For him and his church, the complementarian view was not merely an option, but "rather a biblical truth to be celebrated."
Greear is not the sole leader of the Southern Baptists to disagree with Saddleback's recent initiative.
Jack Graham, pastor of the Prestonwood Baptist Church in Plano, Texas, posted on Twitter: "I strongly oppose the ordination of women pastors as clearly taught in the Scriptures and practice NT churches. It is a big deal I assure you and a growing problem in the SBC."
Jason Keith Allen, President of Midwestern Baptist Theological Seminary, dubbed Saddleback's decision a "disappointing" deviation from the Scriptures.
He tweeted Sunday: "This is a disappointing departure from the clear teaching of Scripture, the BF&M, & long-held SBC consensus & practice. I Tim 3 & Titus 1 list qualifications, not suggestions. Let's hold fast to Scripture."
Albert Mohler Jr., President of the Southern Baptist Theological Seminary, observed that many SBC churches such as Saddleback have endorsed women as preachers or pastors. He said that the denomination would make known to all associated churches the standards of denominational cooperation.
"In an increasing number of cases, it is now clear that some churches, including quite large and well-known churches, are placing women in the office of pastor in direct violation of our confession of faith. Further, a number of churches that are at least listed as Southern Baptist welcomed and advertised women preaching in the morning service," he said.
"The Southern Baptist Convention must not be unclear about our theological convictions and the ground of our cooperation. We cannot afford to be. Attempts to deny the issue will not work. Right now, Southern Baptists will decide if we will redefine the doctrine of the Southern Baptist Convention. I do not believe that Southern Baptists will allow this to happen. I do not believe that Southern Baptists will retreat from the truth," he added.

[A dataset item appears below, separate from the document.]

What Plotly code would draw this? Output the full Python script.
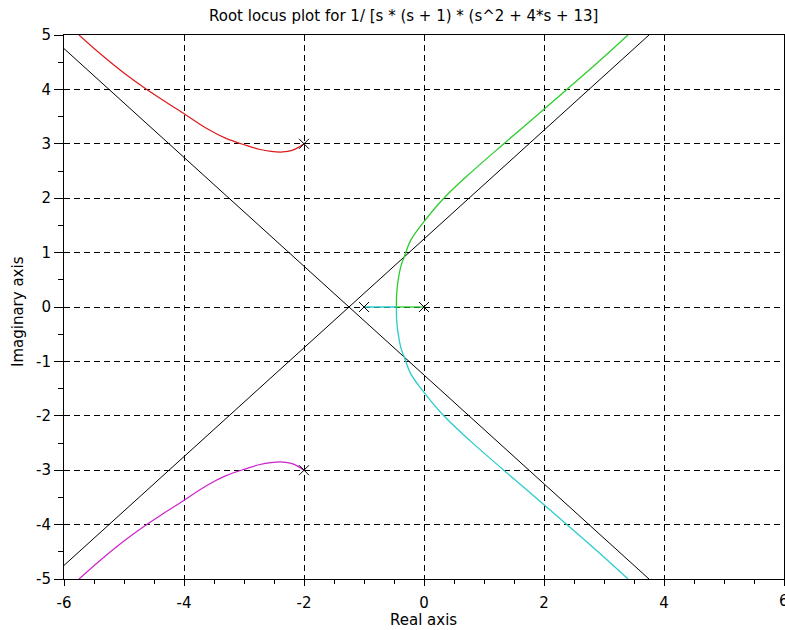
import plotly.graph_objects as go

# ---- data ----
title_text = "Root locus plot for 1/ [s * (s + 1) * (s^2 + 4*s + 13]"

pole_re = [0.0, -1.0, -2.0, -2.0]
pole_im = [0.0, 0.0, 3.0, -3.0]

# asymptotes (end points)
asym1_x = [-6.0, 3.75]
asym1_y = [4.75, -5.0]
asym2_x = [-6.0, 3.75]
asym2_y = [-4.75, 5.0]

# red branch (from pole -2+3j)
red_x = [-2.0, -2.1, -2.2, -2.35, -2.55, -2.75, -2.96, -3.3, -3.62, -4.01, -4.35, -4.65, -5.0, -5.38, -5.75]
red_y = [3.0, 2.93, 2.88, 2.85, 2.86, 2.9, 2.97, 3.1, 3.28, 3.56, 3.8, 4.02, 4.3, 4.64, 5.0]

# magenta branch (from pole -2-3j)
mag_x = [-2.0, -2.1, -2.2, -2.35, -2.55, -2.75, -2.96, -3.3, -3.62, -4.01, -4.35, -4.65, -5.0, -5.38, -5.75]
mag_y = [-3.0, -2.93, -2.88, -2.85, -2.86, -2.9, -2.97, -3.1, -3.28, -3.56, -3.8, -4.02, -4.3, -4.64, -5.0]

# real-axis segments (pole -> breakaway)
green_seg_x = [0.0, -0.46]
green_seg_y = [0.0, 0.0]
cyan_seg_x = [-1.0, -0.46]
cyan_seg_y = [0.0, 0.0]

# green branch (breakaway -> up)
green_x = [-0.46, -0.455, -0.43, -0.385, -0.33, -0.22, 0.0, 0.33, 0.78, 1.33, 1.86, 2.38, 2.9, 3.4]
green_y = [0.0, 0.25, 0.5, 0.75, 0.92, 1.23, 1.57, 2.0, 2.47, 3.0, 3.5, 4.0, 4.5, 5.0]

# cyan branch (breakaway -> down)
cyan_x = [-0.46, -0.455, -0.43, -0.385, -0.33, -0.22, 0.0, 0.33, 0.78, 1.33, 1.86, 2.38, 2.9, 3.4]
cyan_y = [0.0, -0.25, -0.5, -0.75, -0.92, -1.23, -1.57, -2.0, -2.47, -3.0, -3.5, -4.0, -4.5, -5.0]

x_ticks = [-6, -4, -2, 0, 2, 4, 6]
x_labels = ["-6", "-4", "-2", "0", "2", "4", "6"]
y_ticks = [-5, -4, -3, -2, -1, 0, 1, 2, 3, 4, 5]
y_labels = ["-5", "-4", "-3", "-2", "-1", "0", "1", "2", "3", "4", "5"]

FONT = "DejaVu Sans"
FS = 15

fig = go.Figure()

def line(x, y, color, w=1.2, spline=True):
    ln = dict(color=color, width=w)
    if spline:
        ln.update(shape="spline", smoothing=1.0)
    fig.add_trace(go.Scatter(x=x, y=y, mode="lines", line=ln, showlegend=False, hoverinfo="skip"))

RED, MAG, CYAN, GREEN = "#dd1a1a", "#cc22cc", "#2ccccc", "#2ccc2c"

line(asym1_x, asym1_y, "black", 1, False)
line(asym2_x, asym2_y, "black", 1, False)
line(red_x, red_y, RED)
line(mag_x, mag_y, MAG)
line(cyan_seg_x, cyan_seg_y, CYAN, 1.3, False)
line(cyan_x, cyan_y, CYAN, 1.3)
line(green_seg_x, green_seg_y, GREEN, 1.3, False)
line(green_x, green_y, GREEN, 1.3)

fig.add_trace(go.Scatter(x=pole_re, y=pole_im, mode="markers",
                         marker=dict(symbol="x-thin-open", size=10, color="black",
                                     line=dict(color="black", width=1)),
                         showlegend=False, hoverinfo="skip"))

axis_common = dict(
    showline=True, linecolor="black", linewidth=1, mirror=True,
    showgrid=True, gridcolor="black", gridwidth=1, griddash="6px,4px",
    zeroline=False, ticks="outside", tickcolor="black", tickwidth=1,
    tickfont=dict(family=FONT, size=FS, color="black"), automargin=False,
)

fig.update_xaxes(range=[-6, 6], tickvals=x_ticks, ticktext=x_labels, ticklen=6,
                 ticklabelstandoff=4,
                 minor=dict(dtick=0.5, tick0=-6, ticks="outside", ticklen=4, tickcolor="black", showgrid=False),
                 **axis_common)
fig.update_yaxes(range=[-5, 5], tickvals=y_ticks, ticktext=y_labels, ticklen=9,
                 minor=dict(dtick=0.5, tick0=-5, ticks="outside", ticklen=5, tickcolor="black", showgrid=False),
                 **axis_common)

annotations = [
    dict(text=title_text, xref="paper", yref="paper", x=(403 - 64) / 720, y=(579 - 16) / 544,
         xanchor="center", yanchor="middle", showarrow=False, font=dict(family=FONT, size=FS)),
    dict(text="Real axis", xref="paper", yref="paper", x=(423 - 64) / 720, y=-(620 - 579) / 544,
         xanchor="center", yanchor="middle", showarrow=False, font=dict(family=FONT, size=FS)),
    dict(text="Imaginary axis", xref="paper", yref="paper", x=(18 - 64) / 720, y=(579 - 312) / 544,
         xanchor="center", yanchor="middle", textangle=-90, showarrow=False, font=dict(family=FONT, size=FS)),
    # last x tick label, which Plotly drops because it overflows the page edge
    dict(text=x_labels[-1], xref="x", yref="paper", x=x_ticks[-1], y=-(601 - 579) / 544,
         xanchor="center", yanchor="middle", showarrow=False, font=dict(family=FONT, size=FS)),
]

fig.update_layout(
    width=785, height=630,
    margin=dict(l=64, r=1, t=35, b=51),
    paper_bgcolor="white", plot_bgcolor="white",
    font=dict(family=FONT, color="black"),
    annotations=annotations,
)

fig.write_html("out.html", config={"displayModeBar": False},
               post_script="document.body.style.margin='0';document.body.style.overflow='hidden';")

On the flip side, Pastor Dwight McKissic, who leads the Cornerstone Baptist Church in Texas, argues on Twitter that the subject is not as straightforward as conservative pastors suggests.
Responding to Allen's tweet, he wrote: "If the Scripture is 'clear' as you say, then Graham, Warren, & whoever let a woman preach in SWBTS, wouldn't have done so."
"My point is, the SBC has never, ever declared Saddleback's, Billy [Graham] or the Texas pastor where Beth Moore preached yesterday, wrong. Therefore, it's technically not true, thus, inaccurate for Dr. Allen, or anyone else to claim the SBC officially forbids a woman from preaching," he added.
Bible scholar Beth Moore, who hit the headlines earlier this year as she withdrew from the SBC, stirred controversy in the course of 2019 when she said that while complementary theology does not actually lead violence in the Church, very few women in authority led directly to the church sexual abuse scandal.
She also argued that the SBC set so many limitations on female positions in churches, and that it actually hindered promotion of the gospel by obsessing over the issue. Moore later released an apology statement for her involvement in making complementarian theology a "matter of 1st importance."